Seeing the lions yawn reminded Palagi of her own work on contagious yawning in primates. Curious if the lions’ prodigious yawning was socially linked, Palagi and her team started recording videos of the big cats, analyzing when they were yawning and any behaviors around those times. 

Over four months in 2019, the researchers closely monitored 19 lions at the Greater Makalali Private Game Reserve, just west of Kruger National Park. The team found that lions that saw another member of the pride yawn were about 139 times as likely to yawn themselves within the next three minutes. 

But the yawn contagion didn’t stop there. Lions that caught a yawn from another lion were 11 times as likely to mirror the movements of the original yawner than those that hadn’t. This “motor synchrony” involved one lion yawning, then another yawning, then the first getting up and walking around or laying back down and the other doing the same thing. 

In lions, contagious yawning might be important for maintaining social cohesion, Palagi says. Yawns that help lions harmonize their group movements could help get the pride all on the same page, crucial behavior for an animal that hunts and rears offspring cooperatively. 

“If yawn contagion has evolved to foster the creation of bonds,” says Palagi, “after a yawn contagion event, the two animals need to do something together [like getting up and walking] to increase their probability of interacting.”

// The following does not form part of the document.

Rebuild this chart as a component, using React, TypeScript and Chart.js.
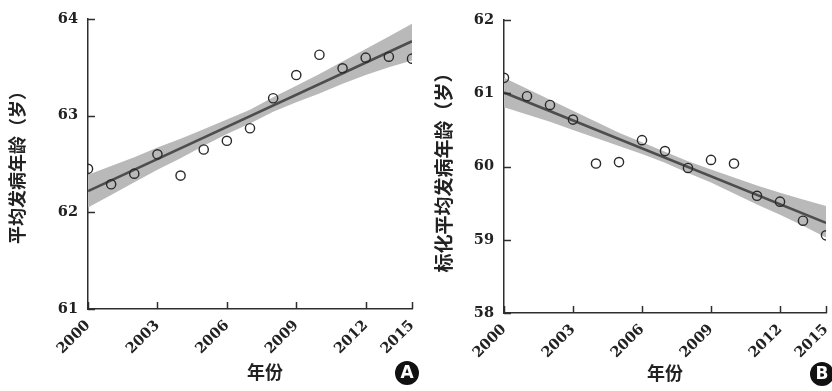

Other researchers have hypothesized that yawning could help coordinate group behavior in some species, notes Andrew Gallup, a biopsychologist at State University of New York Polytechnic Institute in Utica. “But this is the first study that I’m aware of that’s actually attempted to quantify that,” he says.

“The spreading of [yawning] across the group via contagion could serve to enhance overall collective vigilance,” says Gallup. “I think as time continues, we’ll find that the contagious yawning is more common among some of these highly social species.”

Palagi notes that yawning often marks a shift between different physiological or emotional states. So, a yawn could be a good way for an individual in a social species to communicate to group mates that it is experiencing some kind of internal change. 

“Yawning is a widespread behavior, but I think it’s one of the most mysterious,” Palagi says, since it appears to have different functions from species to species.